Hi, I'm having some difficulties in determining when and how (external) interrupts remain pending. In the users manual for the XC167ci it states that hardware arbitration leaves interrupts pending if they cannot be handled at that moment (i.e. the ILVL of the PSW is too high). I use a few macros to raise or lower the ILVL temporarily. This works great, I never miss interrupts. I figure that if an interrupt occurs when the ILVL is too high, the interrupt is buffered (pending) and it is handled the moment I lower the ILVL again. But I now would like to turn of ONE specific interrupt. I do that by clearing and setting of the CC10IE bit. It seems that interrupts that occur during the time that the CC10IE bit is of are completely gone.

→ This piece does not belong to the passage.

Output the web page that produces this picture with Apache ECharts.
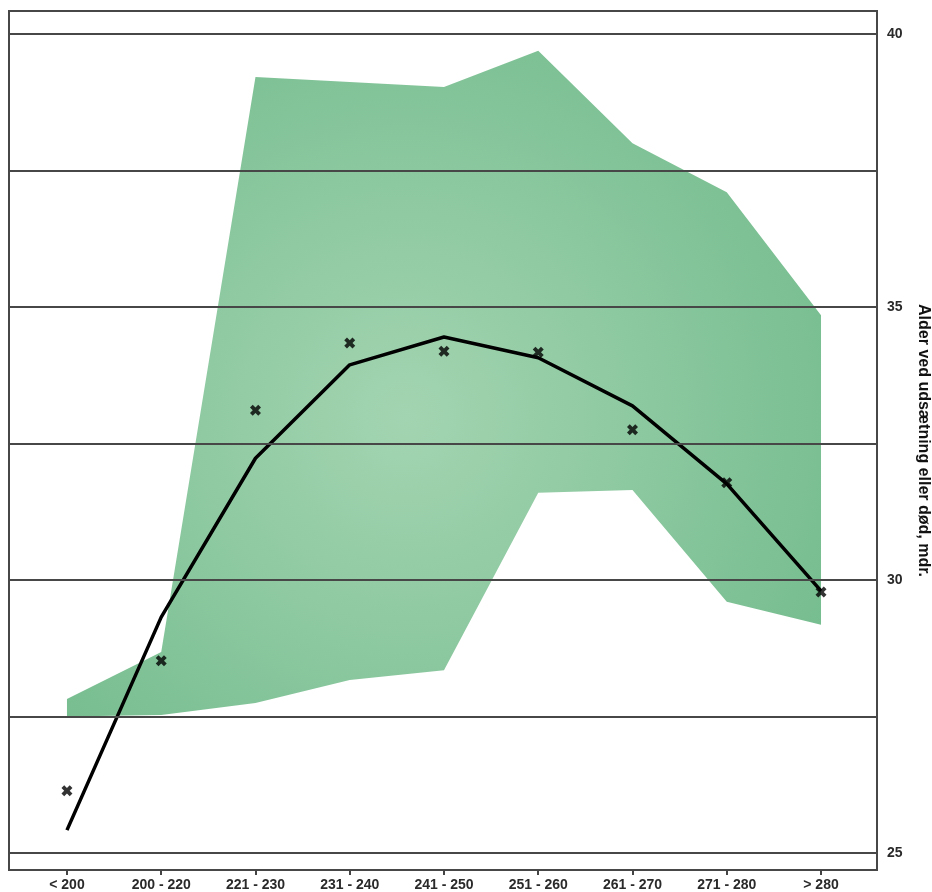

I.e. they do not stay 'pending', they are not buffered and handled whenever I enable the CC10IE bit again. Can anyone tell me how and when the XC167 keeps interrupts pending? Did anyone else run into this same problem? Should I enable/disable one specific interrupt in another way? Thanks for your help
It seems I have found the cause for this problem. Your remark about the NOP got me thinking about the interruptability of the disable/enable macro's themselves. Before they were: INTR_DISABLE: CC10IC = (CC10IC & ((UINT16) ~0x0040)); INTR_ENABLE: CC10IC = (CC10IC | 0x0040); But disabling it this way would mean the assembler first needs to read the CC10IC, and it with 0x40, and then write it back. This is no way near atomic! So I changed it into this: INTR_DISABLE: CC10IE = 0; _nop(); _nop(); INTR_ENABLE: CC10IE = 1; For now this seems to have resolved my problem! I will leave my board up and running for the night and see if it keeps running well. Thanks for all your support
It sounds like you solved your problem but please allow me to offer my opinion. There is usually a simple bit operation for a global enable or disable operation( EI, DI). Encasing certain short sequences of instructions( no loops or branches!) in EI/DI protects against the kind of problem you've had. The cost is a little more delay in ISR response time now and then and usually the system will tolerate the extra delay. I don't do this casually but it's a useful method that improves system reliability. Cheers!